Monday, April 6, 2009


(part 109) "THE TOWER"

In 1972 and 73, the world of Bobby Jameson had crumbled into a state of chaos. Once again, the dichotomy between the twin heads of publicity and the true nature of events occurring in my life were at odds. The reality was, that I had become a walking time bomb. The publicity, as in the Rolling Stone article, did not fully make clear the depth of the problems I was engulfed in. It lent itself more toward the view that I had irons in the fire and projects in progress, without ever seriously analyzing the authenticity of my complaints. Like most things written about me, both then and now, Rolling Stone's article was a cursory overview, or glimpse, at eight years of my life in a nutshell.

I suppose it was due, in great part, to the fact that I was not famous enough to waste too much time or space on. Inside my broken world of thinking the article was just enough to hold onto, but not enough to do any real or concrete good in my life. No one particularly gave a damn that some "has been or never was pop star" had complaints about the record business and not being paid, which still holds true today. As well, the standard opinion was and is that I should be grateful that anyone even knows who I am.

I have never been foolish enough to ask anyone, ever, for anything beyond what I was due for the work I did. My complaint then, as now, fell into the ranks of, "I just want to get what I earned." Even though this simple fact and request was a valid one it was not attended to then and remains exactly the same today, some forty years later. I have heard every conceivable reason and variation of reasons why I wouldn't and don't get anything.

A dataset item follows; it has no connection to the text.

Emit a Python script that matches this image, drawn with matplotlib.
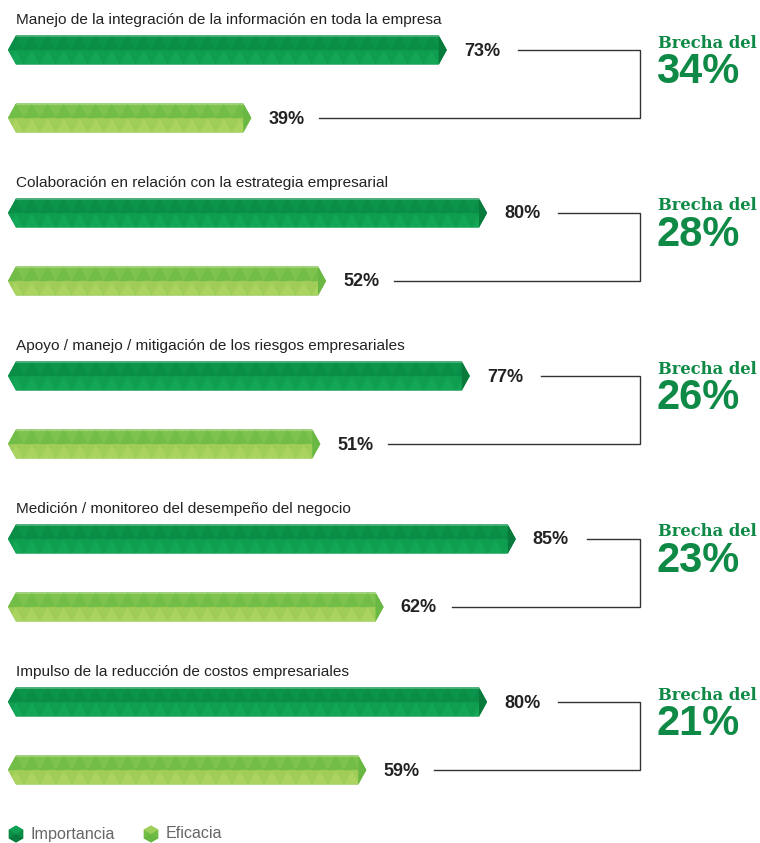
import matplotlib
matplotlib.use("Agg")
import matplotlib.pyplot as plt
from matplotlib.patches import Polygon
from matplotlib.collections import PolyCollection
import numpy as np

categories = [
    "Manejo de la integración de la información en toda la empresa",
    "Colaboración en relación con la estrategia empresarial",
    "Apoyo / manejo / mitigación de los riesgos empresariales",
    "Medición / monitoreo del desempeño del negocio",
    "Impulso de la reducción de costos empresariales",
]
importancia = [73, 80, 77, 85, 80]
eficacia = [39, 52, 51, 62, 59]
series_names = ["Importancia", "Eficacia"]
gap_prefix = "Brecha del"

W, H = 760, 843
fig = plt.figure(figsize=(W / 100, H / 100), dpi=100)
ax = fig.add_axes([0, 0, 1, 1])

# x in percent units; scale: pixel = 27 + 5.75 * value
X0PX, SCALE = 27.0, 5.75
def PX(p):
    return (p - X0PX) / SCALE

ax.set_xlim(PX(0), PX(W))
ax.set_ylim(H, 0)
ax.axis("off")

imp_cols = dict(top=("#0a8d46", "#0b944a"), bot=("#0f9e50", "#12a656"), tip="#087a3c")
eff_cols = dict(top=("#72bc48", "#7ec34d"), bot=("#a0cd58", "#aad45f"), tip="#68b843")

BAR_H = 29.0
TIP = 8 / SCALE
TRI = 16 / SCALE
START = PX(8)


def draw_bar(value, yc, cols):
    top, bot = yc - BAR_H / 2, yc + BAR_H / 2
    x0, x1 = START, value
    verts = [(x0, yc), (x0 + TIP, top), (x1 - TIP, top), (x1, yc), (x1 - TIP, bot), (x0 + TIP, bot)]
    base = Polygon(verts, closed=True, facecolor=cols["top"][0], edgecolor="none", zorder=2)
    ax.add_patch(base)
    tris, fcs = [], []
    n = int(np.ceil((x1 - x0) / TRI)) + 2
    for k in range(-1, n):
        xs = x0 + k * TRI
        tris.append([(xs, yc), (xs + TRI / 2, top), (xs + TRI, yc)]); fcs.append(cols["top"][0])
        tris.append([(xs + TRI / 2, top), (xs + TRI, yc), (xs + 1.5 * TRI, top)]); fcs.append(cols["top"][1])
        tris.append([(xs, bot), (xs + TRI / 2, yc), (xs + TRI, bot)]); fcs.append(cols["bot"][1])
        tris.append([(xs + TRI / 2, yc), (xs + TRI, bot), (xs + 1.5 * TRI, yc)]); fcs.append(cols["bot"][0])
    pc = PolyCollection(tris, facecolors=fcs, edgecolors=fcs, linewidths=0.3, zorder=3)
    ax.add_collection(pc)
    pc.set_clip_path(base)
    tipv = [(x1 - TIP, top), (x1, yc), (x1 - TIP, bot)]
    ax.add_patch(Polygon(tipv, closed=True, facecolor=cols["tip"], edgecolor="none", zorder=4))
    ax.plot([x0 + TIP, x1 - TIP], [top + 0.6, top + 0.6], color="white", alpha=0.25, lw=0.8, zorder=5)


title_font = dict(family=["Liberation Sans", "DejaVu Sans"], fontsize=11.1, color="#222222")
val_font = dict(family=["Liberation Sans", "DejaVu Sans"], fontsize=13, color="#222222", fontweight="bold")
green = "#0f8a46"

for i, (cat, vi, ve) in enumerate(zip(categories, importancia, eficacia)):
    yi = 50 + 163 * i
    ye = yi + 68
    ax.text(PX(16), yi - 30, cat, ha="left", va="center", **title_font)
    draw_bar(vi, yi, imp_cols)
    draw_bar(ve, ye, eff_cols)
    ax.text(vi + 17 / SCALE, yi + 1, f"{vi}%", ha="left", va="center", **val_font)
    ax.text(ve + 17 / SCALE, ye + 1, f"{ve}%", ha="left", va="center", **val_font)
    xr = PX(640)
    ax.plot([vi + 71 / SCALE, xr, xr, ve + 68 / SCALE], [yi, yi, ye, ye],
            color="#333333", lw=1.0, solid_joinstyle="miter", zorder=1)
    ax.text(PX(658), yi - 7, gap_prefix, ha="left", va="center",
            family=["DejaVu Serif"], fontweight="bold", fontsize=11.8, color=green)
    ax.text(PX(656), yi + 22, f"{vi - ve}%", ha="left", va="center",
            family=["Liberation Sans"], fontweight="bold", fontsize=30, color=green)

def hex_icon(cx, cy, cols):
    r = 8.5
    ang = np.deg2rad(np.arange(6) * 60 + 30)
    pts = [(cx + r * np.cos(a) / SCALE, cy + r * np.sin(a)) for a in ang]
    ax.add_patch(Polygon(pts, closed=True, facecolor=cols["top"][0], edgecolor="none", zorder=2))
    c = (cx, cy)
    ax.add_patch(Polygon([c, pts[3], pts[4], pts[5]], closed=True, facecolor=cols["bot"][1], edgecolor="none", alpha=0.8, zorder=3))
    ax.add_patch(Polygon([c, pts[0], pts[1], pts[2]], closed=True, facecolor=cols["tip"], edgecolor="none", zorder=3))

leg_font = dict(family=["Liberation Sans", "DejaVu Sans"], fontsize=11.6, color="#666666")
hex_icon(PX(16), 834, imp_cols)
ax.text(PX(31), 834, series_names[0], ha="left", va="center", **leg_font)
hex_icon(PX(151), 834, eff_cols)
ax.text(PX(166), 834, series_names[1], ha="left", va="center", **leg_font)

fig.savefig("out.png", dpi=100, facecolor="white")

This constant state of rarely getting paid for my work, other than a few hundred dollars here and there over an 8 year period, literally beat me senseless. The lack of any tangible value for my work was devastating at best to my capacity to subsist by earning a living. No attention whatsoever was given to how I could possibly afford to meet my basics needs. The few times in 8 years that I managed to get a $100 a week for filling up someone's publishing company, was all I ever really made.

That amount, if broken down, came to $2,000 a year for 8 years. Think of it! From 1964 to 1972, on average, I made $2,000 a year for everything I had written, recorded, arranged, produced and performed in 8 years. Yet even now, as it was back then, I am sometimes ridiculed for even suggesting that I be paid anything for my work.

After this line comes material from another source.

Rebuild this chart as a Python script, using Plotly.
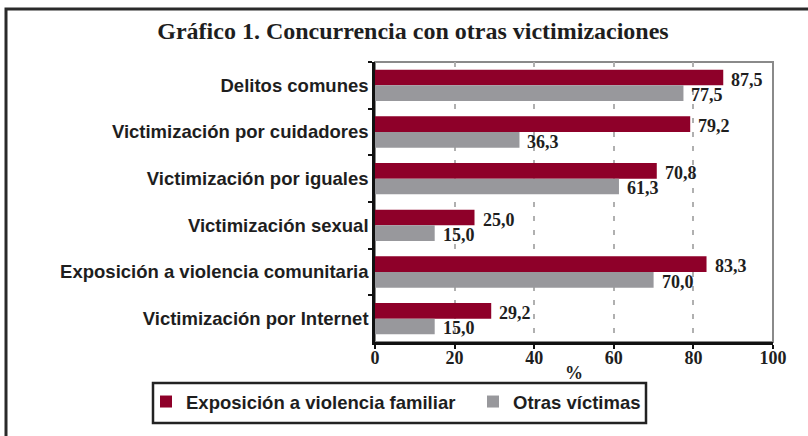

The point of this exercise is to give you some idea as to what kept driving me. What was in my head that I would think about for days at a time, while drinking and taking any drug I could lay my hands on? My anger and obsession over these problems would pile up inside me like an over-stuffed closet, until finally, there was no room left to fit anything more inside. I would just literally run out of space to fit in any more misery. It was at these times when the dramatic and deadly effects of all that had happened would explode into another self destructive event in the life of Bobby Jameson.

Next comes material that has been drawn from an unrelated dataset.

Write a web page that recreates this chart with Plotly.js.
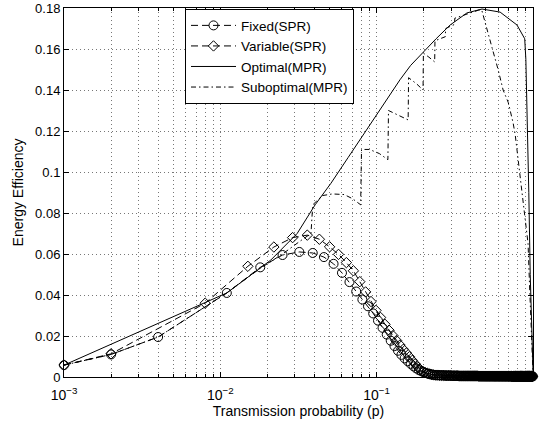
<!DOCTYPE html>
<html>
<head>
<meta charset="utf-8">
<script src="https://cdn.plot.ly/plotly-3.0.1.min.js"></script>
<style>html,body{margin:0;padding:0;background:#fff;}#chart{width:542px;height:428px;}</style>
</head>
<body>
<div id="chart"></div>
<script>
// ---------- data ----------
// Fixed (SPR) – circle markers
var fixedHeadP = [0.001, 0.002, 0.004, 0.011, 0.018, 0.025, 0.032, 0.039, 0.046, 0.053, 0.060, 0.067, 0.074, 0.081, 0.088, 0.095, 0.102, 0.109, 0.116, 0.123, 0.130, 0.137, 0.144, 0.151, 0.158, 0.165, 0.172, 0.179, 0.186, 0.193, 0.200, 0.207, 0.214, 0.221, 0.228, 0.235];
var fixedHeadE = [0.0058, 0.011, 0.0195, 0.041, 0.0535, 0.0595, 0.061, 0.0605, 0.0585, 0.0552, 0.0508, 0.0463, 0.0417, 0.0378, 0.0345, 0.031, 0.0275, 0.024, 0.0207, 0.0177, 0.0151, 0.0128, 0.0108, 0.0091, 0.0077, 0.0064, 0.0052, 0.0042, 0.0034, 0.0028, 0.0023, 0.0019, 0.0016, 0.0013, 0.0011, 0.0010];
var fixedTailP = [0.242,0.249,0.256,0.263,0.270,0.277,0.284,0.291,0.298,0.305,0.312,0.319,0.326,0.333,0.340,0.347,0.354,0.361,0.368,0.375,0.382,0.389,0.396,0.403,0.410,0.417,0.424,0.431,0.438,0.445,0.452,0.459,0.466,0.473,0.480,0.487,0.494,0.501,0.508,0.515,0.522,0.529,0.536,0.543,0.550,0.557,0.564,0.571,0.578,0.585,0.592,0.599,0.606,0.613,0.620,0.627,0.634,0.641,0.648,0.655,0.662,0.669,0.676,0.683,0.690,0.697,0.704,0.711,0.718,0.725,0.732,0.739,0.746,0.753,0.760,0.767,0.774,0.781,0.788,0.795,0.802,0.809,0.816,0.823,0.830,0.837,0.844,0.851,0.858,0.865,0.872,0.879,0.886,0.893,0.900,0.907,0.914,0.921,0.928,0.935,0.942,0.949,0.956,0.963,0.970,0.977,0.984,0.991,0.998];
var fixedTailE = [0.0009,0.0009,0.0008,0.0008,0.0008,0.0007,0.0007,0.0007,0.0007,0.0006,
  0.0006,0.0006,0.0006,0.0006,0.0005,0.0005,0.0005,0.0005,0.0005,0.0005,
  0.0005,0.0005,0.0005,0.0005,0.0005,0.0005,0.0005,0.0005,0.0005,0.0005,
  0.0004,0.0004,0.0004,0.0004,0.0004,0.0004,0.0004,0.0004,0.0004,0.0004,
  0.0004,0.0004,0.0004,0.0004,0.0004,0.0004,0.0004,0.0004,0.0004,0.0004,
  0.0004,0.0004,0.0004,0.0004,0.0004,0.0004,0.0004,0.0004,0.0004,0.0004,
  0.0004,0.0004,0.0004,0.0004,0.0004,0.0004,0.0004,0.0004,0.0004,0.0004,
  0.0003,0.0003,0.0003,0.0003,0.0003,0.0003,0.0003,0.0003,0.0003,0.0003,
  0.0003,0.0003,0.0003,0.0003,0.0003,0.0003,0.0003,0.0003,0.0003,0.0003,
  0.0003,0.0003,0.0003,0.0003,0.0003,0.0003,0.0003,0.0003,0.0003,0.0003,
  0.0003,0.0003,0.0003,0.0003,0.0003,0.0003,0.0003,0.0003,0.0003];

// Variable (SPR) – diamond markers
var varHeadP = [0.001, 0.002, 0.008, 0.015, 0.022, 0.029, 0.036, 0.043, 0.050, 0.057, 0.064, 0.071, 0.078, 0.085, 0.092, 0.099, 0.106, 0.113, 0.120, 0.127, 0.134, 0.141, 0.148, 0.155, 0.162, 0.169, 0.176, 0.183, 0.190, 0.197, 0.204, 0.211, 0.218, 0.225, 0.232];
var varHeadE = [0.0058, 0.0113, 0.036, 0.054, 0.0634, 0.068, 0.0692, 0.0672, 0.0635, 0.0598, 0.0558, 0.0518, 0.0465, 0.0415, 0.0368, 0.0325, 0.0290, 0.0257, 0.0228, 0.0202, 0.0178, 0.0156, 0.0135, 0.0117, 0.0099, 0.0081, 0.0064, 0.0049, 0.0037, 0.0028, 0.0022, 0.0018, 0.0015, 0.0012, 0.0010];
var varTailP = [0.239,0.246,0.253,0.260,0.267,0.274,0.281,0.288,0.295,0.302,0.309,0.316,0.323,0.330,0.337,0.344,0.351,0.358,0.365,0.372,0.379,0.386,0.393,0.400,0.407,0.414,0.421,0.428,0.435,0.442,0.449,0.456,0.463,0.470,0.477,0.484,0.491,0.498,0.505,0.512,0.519,0.526,0.533,0.540,0.547,0.554,0.561,0.568,0.575,0.582,0.589,0.596,0.603,0.610,0.617,0.624,0.631,0.638,0.645,0.652,0.659,0.666,0.673,0.680,0.687,0.694,0.701,0.708,0.715,0.722,0.729,0.736,0.743,0.750,0.757,0.764,0.771,0.778,0.785,0.792,0.799,0.806,0.813,0.820,0.827,0.834,0.841,0.848,0.855,0.862,0.869,0.876,0.883,0.890,0.897,0.904,0.911,0.918,0.925,0.932,0.939,0.946,0.953,0.960,0.967,0.974,0.981,0.988,0.995];
var varTailE = [0.0009,0.0009,0.0008,0.0008,0.0008,0.0007,0.0007,0.0007,0.0007,0.0006,
  0.0006,0.0006,0.0006,0.0006,0.0005,0.0005,0.0005,0.0005,0.0005,0.0005,
  0.0005,0.0005,0.0005,0.0005,0.0005,0.0005,0.0005,0.0005,0.0005,0.0005,
  0.0004,0.0004,0.0004,0.0004,0.0004,0.0004,0.0004,0.0004,0.0004,0.0004,
  0.0004,0.0004,0.0004,0.0004,0.0004,0.0004,0.0004,0.0004,0.0004,0.0004,
  0.0004,0.0004,0.0004,0.0004,0.0004,0.0004,0.0004,0.0004,0.0004,0.0004,
  0.0004,0.0004,0.0004,0.0004,0.0004,0.0004,0.0004,0.0004,0.0004,0.0004,
  0.0003,0.0003,0.0003,0.0003,0.0003,0.0003,0.0003,0.0003,0.0003,0.0003,
  0.0003,0.0003,0.0003,0.0003,0.0003,0.0003,0.0003,0.0003,0.0003,0.0003,
  0.0003,0.0003,0.0003,0.0003,0.0003,0.0003,0.0003,0.0003,0.0003,0.0003,
  0.0003,0.0003,0.0003,0.0003,0.0003,0.0003,0.0003,0.0003,0.0003];

// Optimal (MPR) – solid line
var optP = [0.001, 0.011, 0.021, 0.031, 0.0404, 0.051, 0.0656, 0.0948, 0.12, 0.141, 0.165, 0.198, 0.24, 0.295, 0.378, 0.472, 0.616, 0.79, 0.86, 0.885, 0.9, 0.92, 0.94, 0.96, 0.98, 1.0];
var optE = [0.0058, 0.041, 0.057, 0.070, 0.084, 0.0945, 0.107, 0.1254, 0.137, 0.145, 0.152, 0.1585, 0.165, 0.1717, 0.1776, 0.1795, 0.178, 0.1717, 0.167, 0.165, 0.155, 0.125, 0.09, 0.05, 0.02, 0.003];

// Suboptimal (MPR) – dash-dot line
var subP = [0.001, 0.002, 0.004, 0.008, 0.011, 0.018, 0.025, 0.032, 0.038, 0.039, 0.045, 0.052, 0.062, 0.070, 0.079, 0.080, 0.090, 0.104, 0.118, 0.119, 0.135, 0.159, 0.160, 0.180, 0.198, 0.199, 0.216, 0.235, 0.236, 0.255, 0.275, 0.276, 0.30, 0.315, 0.316, 0.36, 0.40, 0.45, 0.47, 0.50, 0.516, 0.55, 0.598, 0.644, 0.694, 0.746, 0.77, 0.80, 0.836, 0.86, 0.90, 0.93, 0.95, 0.97, 0.99, 1.0];
var subE = [0.0058, 0.011, 0.0195, 0.034, 0.041, 0.053, 0.060, 0.066, 0.070, 0.084, 0.0885, 0.0893, 0.089, 0.087, 0.084, 0.111, 0.111, 0.109, 0.106, 0.130, 0.128, 0.1254, 0.146, 0.143, 0.140, 0.158, 0.156, 0.1537, 0.164, 0.165, 0.166, 0.170, 0.1715, 0.172, 0.175, 0.1765, 0.1775, 0.179, 0.179, 0.172, 0.168, 0.160, 0.150, 0.140, 0.134, 0.124, 0.118, 0.107, 0.096, 0.087, 0.0756, 0.065, 0.045, 0.025, 0.008, 0.002];

var seriesNames = ['Fixed(SPR)', 'Variable(SPR)', 'Optimal(MPR)', 'Suboptimal(MPR)'];
var xTickVals = [0.001, 0.01, 0.1, 1];
var xTickText = ['10<sup>\u22123</sup>', '10<sup>\u22122</sup>', '10<sup>\u22121</sup>', '10<sup>0</sup>'];
var yTickVals = [0, 0.02, 0.04, 0.06, 0.08, 0.1, 0.12, 0.14, 0.16, 0.18];
var yTickText = ['0', '0.02', '0.04', '0.06', '0.08', '0.1', '0.12', '0.14', '0.16', '0.18'];

// ---------- chart ----------
var FONT = 'Liberation Sans, Arial, Helvetica, sans-serif';
var GRID = '#777';
var GDASH = '1px,3px';

var traces = [
  {
    x: fixedHeadP.concat(fixedTailP), y: fixedHeadE.concat(fixedTailE),
    name: seriesNames[0], type: 'scatter', mode: 'lines+markers', cliponaxis: false,
    line: {color: 'black', width: 1, dash: '7px,4px'},
    marker: {symbol: 'circle-open', size: 9, color: 'black', line: {color: 'black', width: 1}}
  },
  {
    x: varHeadP.concat(varTailP), y: varHeadE.concat(varTailE),
    name: seriesNames[1], type: 'scatter', mode: 'lines+markers', cliponaxis: false,
    line: {color: 'black', width: 1, dash: '7px,4px'},
    marker: {symbol: 'diamond-open', size: 8, color: 'black', line: {color: 'black', width: 1}}
  },
  {
    x: optP, y: optE, name: seriesNames[2], type: 'scatter', mode: 'lines',
    line: {color: 'black', width: 1}
  },
  {
    x: subP, y: subE, name: seriesNames[3], type: 'scatter', mode: 'lines',
    line: {color: 'black', width: 1, dash: '5px,3px,1.5px,3px'}
  }
];

var axisCommon = {
  showline: true, linecolor: 'black', linewidth: 1, mirror: 'ticks',
  ticks: 'inside', ticklen: 5, tickcolor: 'black', tickwidth: 1,
  showgrid: true, gridcolor: GRID, gridwidth: 1, griddash: GDASH,
  zeroline: false, tickfont: {family: FONT, size: 13, color: 'black'}
};

var layout = {
  width: 542, height: 428,
  margin: {l: 64, r: 9, t: 8, b: 51},
  paper_bgcolor: 'white', plot_bgcolor: 'white',
  font: {family: FONT, size: 14, color: 'black'},
  showlegend: true,
  legend: {
    x: 0.258, y: 0.997, xanchor: 'left', yanchor: 'top',
    bgcolor: 'white', bordercolor: 'black', borderwidth: 1,
    font: {family: FONT, size: 13.5, color: 'black'},
    itemwidth: 45, tracegroupgap: 0
  },
  xaxis: Object.assign({}, axisCommon, {
    type: 'log', range: [-3, 0],
    tickmode: 'array', tickvals: xTickVals, ticktext: xTickText,
    tickfont: {family: FONT, size: 14, color: 'black'},
    ticklabelstandoff: 5,
    minor: {dtick: 'D1', ticks: 'inside', ticklen: 3, tickcolor: 'black',
            showgrid: true, gridcolor: GRID, gridwidth: 1, griddash: GDASH},
    title: {text: 'Transmission probability (p)', font: {family: FONT, size: 14, color: 'black'}, standoff: 0}
  }),
  yaxis: Object.assign({}, axisCommon, {
    range: [0, 0.18], tickmode: 'array', tickvals: yTickVals, ticktext: yTickText,
    title: {text: 'Energy Efficiency', font: {family: FONT, size: 14, color: 'black'}, standoff: 8}
  })
};

Plotly.newPlot('chart', traces, layout, {displayModeBar: false, staticPlot: true});
</script>
</body>
</html>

In late 1972 or 73, I don't remember, I was standing in the parking lot of Hughes Market on Highland Ave. in Hollywood. It was just before dawn and I had been loaded for days on pills and booze. I was frantically talking on a pay phone to Carol Paulus, and have no recollection of that conversation's subject matter. I can surmise that it was the same old thing, but don't really know for sure. I was just out on the street with no place to go and had called her out of desperation. I do recall vividly though the end of the conversation and you will understand as I continue.

I don't know how long we spoke but at some point she said she had to get off the phone and get some sleep, because she had to go to work the next day, Carol was a top hair stylist in the West Hollywood/Beverly Hills area. In the state of mind I was in, I felt like the last thread of hope had just been cut. I held the phone tightly to my ear and turned around gazing at the Hollywood skyline silhouetted against the coming dawn and locked on the shape of two 125 foot towers on the roof top of the Pacific Theater on Hollywood Blvd.

They looked like twin oil derricks poking up at the sky like skeleton fingers. As I listened to Carol's final words I said, "It's OK, don't worry, I understand." She then asked, "Are you alright?" "Yeah," I said, "I'm Fine. I'm gonna go and climb that tower." I hung up the phone and started walking toward my new goal, the tower.